Question: Serving My Church But Feeling Lonely and Used

Anonymous asked:

Hi, so I am really involved in my church – pretty much the backbone of morning services and publicity stuff throughout the year. I love doing what I do, and feel called to do so, but sometimes I feel so alone in church. Pretty much the only time I get a text, email, or even pulled aside at church is to ask me to do something. I feel like no one cares about me, the person…only the me that does everything. It hurts and I am getting fed up. How do I not feel this way?


I’m really, really sorry this is happening, and if I could give you a big hug and then just as quickly drop-kick your pastor, I would.

I realize your church is not evil nor against you nor are they bad people: but you shouldn’t have to feel this way in church.  You do NOT have to think you’re being silly or spoiled or selfish, as if you’re the problem: because you’re not. You’re totally within your right to be loved, served, and encouraged in the body of Christ.
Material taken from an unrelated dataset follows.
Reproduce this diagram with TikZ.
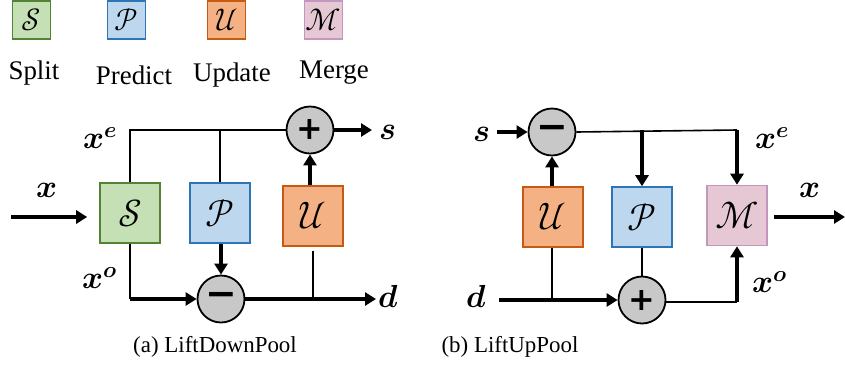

If you haven’t already, please tell your pastor all about these issues.  Don’t be afraid to speak your mind.  Too many of us remain “polite” and play the Nice-Game at the expense of a single real conversation, and we end up regretting all the energy we used to hide the truth. 

Just be honest.  Please charge through any fears or “suburban courtesies” you might have about keeping it real.  You might be surprised at the results.  Most pastors don’t even realize there’s a problem until they’re told straight up: and trust me, a good pastor wants to know the deal.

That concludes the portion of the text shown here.